BY GIL RONEN, ARUTZ 7—
The minority Alawite regime of Bashar Assad has brought in helicopter gunships and tanks to combat a citizens’ rebellion, according to eyewitness reports. The BBC quoted a Syrian refugee who had crossed the border into Turkey as saying that Assad’s tanks attacked a village near Jisr al-Shughour Saturday.
About 120 members of Syria’s security forces were killed at Jisr al-Shughour last week. The government blames local “armed gangs” but residents said the soldiers were shot by other soldiers when they refused to open fire on civilians.
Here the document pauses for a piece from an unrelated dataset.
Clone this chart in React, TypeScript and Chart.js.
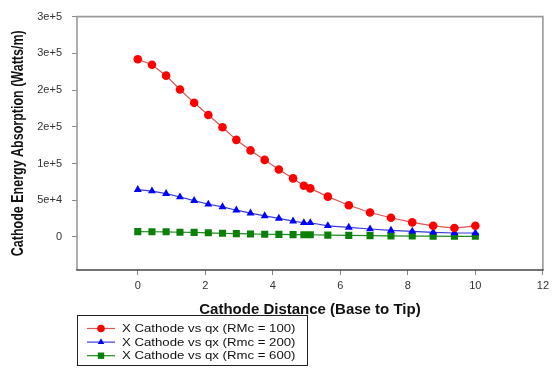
import { useEffect, useRef } from 'react';
import { Chart, registerables } from 'chart.js';

Chart.register(...registerables);

const xDistance = [0, 0.42, 0.84, 1.25, 1.67, 2.09, 2.51, 2.92, 3.34, 3.76, 4.18, 4.6, 4.92, 5.11, 5.63, 6.25, 6.88, 7.5, 8.13, 8.75, 9.38, 10];
const qxRmc100 = [241900, 234400, 219600, 200700, 182600, 166000, 149400, 132200, 117800, 104900, 91800, 79700, 69800, 66100, 54900, 43200, 33300, 26100, 19800, 15200, 12100, 15200];
const qxRmc200 = [64400, 62500, 59000, 54400, 49500, 44500, 40900, 36400, 32400, 28700, 25200, 21600, 19300, 19300, 15200, 13100, 10800, 9000, 7700, 6300, 5400, 5400];
const qxRmc600 = [7200, 7100, 7000, 6400, 6200, 5600, 5000, 4500, 4100, 3700, 3500, 3200, 3100, 3000, 2500, 2100, 1800, 1500, 1200, 1000, 900, 900];

const seriesNames = ['X Cathode vs qx (RMc = 100)', 'X Cathode vs qx (Rmc = 200)', 'X Cathode vs qx (Rmc = 600)'];
const xTicks = [0, 2, 4, 6, 8, 10, 12];
const yTicks = [0, 50000, 100000, 150000, 200000, 250000, 300000];
const yTickLabels = ['0', '5e+4', '1e+5', '2e+5', '2e+5', '3e+5', '3e+5'];
const xTitle = 'Cathode Distance (Base to Tip)';
const yTitle = 'Cathode Energy Absorption (Watts/m)';

const FONT = 'Arial, "Liberation Sans", sans-serif';

function drawMarker(ctx: CanvasRenderingContext2D, style: string, x: number, y: number, r: number, color: string) {
  ctx.save();
  ctx.fillStyle = color;
  ctx.beginPath();
  if (style === 'circle') {
    ctx.arc(x, y, r, 0, Math.PI * 2);
  } else if (style === 'triangle') {
    ctx.moveTo(x, y - r);
    ctx.lineTo(x + r * 0.866, y + r * 0.5);
    ctx.lineTo(x - r * 0.866, y + r * 0.5);
    ctx.closePath();
  } else {
    const s = r * Math.SQRT1_2;
    ctx.rect(x - s, y - s, 2 * s, 2 * s);
  }
  ctx.fill();
  ctx.restore();
}

const decorPlugin = {
  id: 'decor',
  beforeDatasetsDraw(chart: any) {
    const { ctx, chartArea: a } = chart;
    ctx.save();
    ctx.lineWidth = 1.6;
    ctx.strokeStyle = '#9a9a9a';
    ctx.beginPath();
    ctx.moveTo(a.left, a.bottom);
    ctx.lineTo(a.left, a.top);
    ctx.lineTo(a.right, a.top);
    ctx.lineTo(a.right, a.bottom);
    ctx.stroke();
    ctx.strokeStyle = '#444444';
    ctx.beginPath();
    ctx.moveTo(a.left - 0.8, a.bottom);
    ctx.lineTo(a.right + 0.8, a.bottom);
    ctx.stroke();
    ctx.restore();
  },
  afterDraw(chart: any) {
    const { ctx, chartArea: a } = chart;
    ctx.save();
    // x title
    ctx.fillStyle = '#111';
    ctx.font = `bold 15px ${FONT}`;
    ctx.textAlign = 'center';
    ctx.textBaseline = 'alphabetic';
    ctx.fillText(xTitle, (a.left + a.right) / 2, 313.5);
    // y title
    ctx.save();
    ctx.translate(22.5, (a.top + a.bottom) / 2);
    ctx.rotate(-Math.PI / 2);
    ctx.scale(1, 1.3);
    ctx.font = `bold 12.5px ${FONT}`;
    ctx.textAlign = 'center';
    ctx.textBaseline = 'alphabetic';
    ctx.fillText(yTitle, 0, 0);
    ctx.restore();
    // legend
    ctx.lineWidth = 1;
    ctx.strokeStyle = '#222';
    ctx.strokeRect(77.5, 315.5, 230, 50);
    chart.data.datasets.forEach((ds: any, i: number) => {
      const y = 328.5 + i * 13.6;
      ctx.strokeStyle = ds.borderColor;
      ctx.lineWidth = 1.2;
      ctx.beginPath();
      ctx.moveTo(87, y);
      ctx.lineTo(115, y);
      ctx.stroke();
      drawMarker(ctx, ds.pointStyle, 101, y, ds.pointStyle === 'rect' ? 4.5 : 3.8, ds.pointBackgroundColor);
      ctx.save();
      ctx.translate(122, y);
      ctx.scale(1.2, 1);
      ctx.font = `11px ${FONT}`;
      ctx.fillStyle = '#111';
      ctx.textAlign = 'left';
      ctx.textBaseline = 'middle';
      ctx.fillText(ds.label, 0, 0.5);
      ctx.restore();
    });
    ctx.restore();
  },
};

export default function App() {
  const ref = useRef<HTMLCanvasElement | null>(null);
  useEffect(() => {
    document.body.style.margin = '0';
    if (!ref.current) return;
    const mk = (vals: number[]) => vals.map((v, i) => ({ x: xDistance[i], y: v }));
    const chart = new Chart(ref.current, {
      type: 'line',
      data: {
        datasets: [
          {
            label: seriesNames[0],
            data: mk(qxRmc100),
            borderColor: '#dd5555',
            borderWidth: 1.2,
            pointStyle: 'circle',
            pointRadius: 4.3,
            pointBackgroundColor: '#ff0000',
            pointBorderColor: '#ff0000',
            pointBorderWidth: 0,
          },
          {
            label: seriesNames[1],
            data: mk(qxRmc200),
            borderColor: '#3a3ad8',
            borderWidth: 1.2,
            pointStyle: 'triangle',
            pointRadius: 4.6,
            pointBackgroundColor: '#0000ff',
            pointBorderColor: '#0000ff',
            pointBorderWidth: 0,
          },
          {
            label: seriesNames[2],
            data: mk(qxRmc600),
            borderColor: '#1f8a1f',
            borderWidth: 1.2,
            pointStyle: 'rect',
            pointRadius: 5,
            pointBackgroundColor: '#0a800a',
            pointBorderColor: '#0a800a',
            pointBorderWidth: 0,
          },
        ],
      },
      options: {
        animation: false,
        responsive: false,
        events: [],
        layout: { padding: { top: 15, right: 6, left: 0, bottom: 0 } },
        plugins: { legend: { display: false }, tooltip: { enabled: false } },
        elements: { line: { tension: 0 } },
        scales: {
          x: {
            type: 'linear',
            min: -1.8,
            max: 12,
            afterBuildTicks: (axis: any) => {
              axis.ticks = xTicks.map((v) => ({ value: v }));
            },
            afterFit: (axis: any) => {
              axis.height = 99;
            },
            grid: { drawOnChartArea: false, drawTicks: true, tickLength: 5, color: '#888', lineWidth: 1 },
            border: { display: false },
            ticks: {
              autoSkip: false,
              maxRotation: 0,
              padding: 4,
              color: '#333',
              font: { family: FONT, size: 11 },
              callback: (v: any) => String(v),
            },
          },
          y: {
            type: 'linear',
            min: -45000,
            max: 300000,
            afterBuildTicks: (axis: any) => {
              axis.ticks = yTicks.map((v) => ({ value: v }));
            },
            afterFit: (axis: any) => {
              axis.width = 77;
            },
            grid: { drawOnChartArea: false, drawTicks: true, tickLength: 5, color: '#888', lineWidth: 1 },
            border: { display: false },
            ticks: {
              autoSkip: false,
              padding: 10,
              color: '#333',
              font: { family: FONT, size: 11 },
              callback: (v: any) => {
                const idx = yTicks.indexOf(Number(v));
                return idx >= 0 ? yTickLabels[idx] : '';
              },
            },
          },
        },
      },
      plugins: [decorPlugin],
    });
    return () => chart.destroy();
  }, []);
  return <canvas ref={ref} width={553} height={369} style={{ display: 'block' }} />;
}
Jisr al-Shughour is described as resembling a ghost town after residents fled in fear of revenge by Assad’s forces.
AFP quoted Rami Abdel Rahman, head of the London-based Syrian Observatory for Human Rights, as saying that helicopters flying over Maaret al-Numan, near Jisr al-Shughour, had fired on a police station which protesters had seized.
Activists reported that helicopter gunships had been used fire at crowds for the first time on Friday. At least 30 people were reported dead in Friday’s violence, three of them in the capital Damascus.
Video shows crowd coming under fire in Damascus.
Over 4,300 people have escaped the bloodshed and sought refuge in Turkey, according to officials in Ankara. Some of these are deserting soldiers who refuse to shoot civilians.
AFP quoted one such soldier, Tahal al-Lush, who described “cleansing” in Ar-Rastan, a town of 50,000 in Homs province.
“We were told that people were armed there. But when we arrived, we saw that they were ordinary civilians. We were ordered to shoot them,” he said. “When we entered the houses, we opened fire on everyone, the young, the old… Women were raped in front of their husbands and children,” he said.
A second deserting soldier, Mohammed Mirwan Khalaf, said he had been stationed in Idlib, near the border. “Just in front of me, a professional soldier pulled out his knife and stabbed a civilian in the head, for no reason,” he said.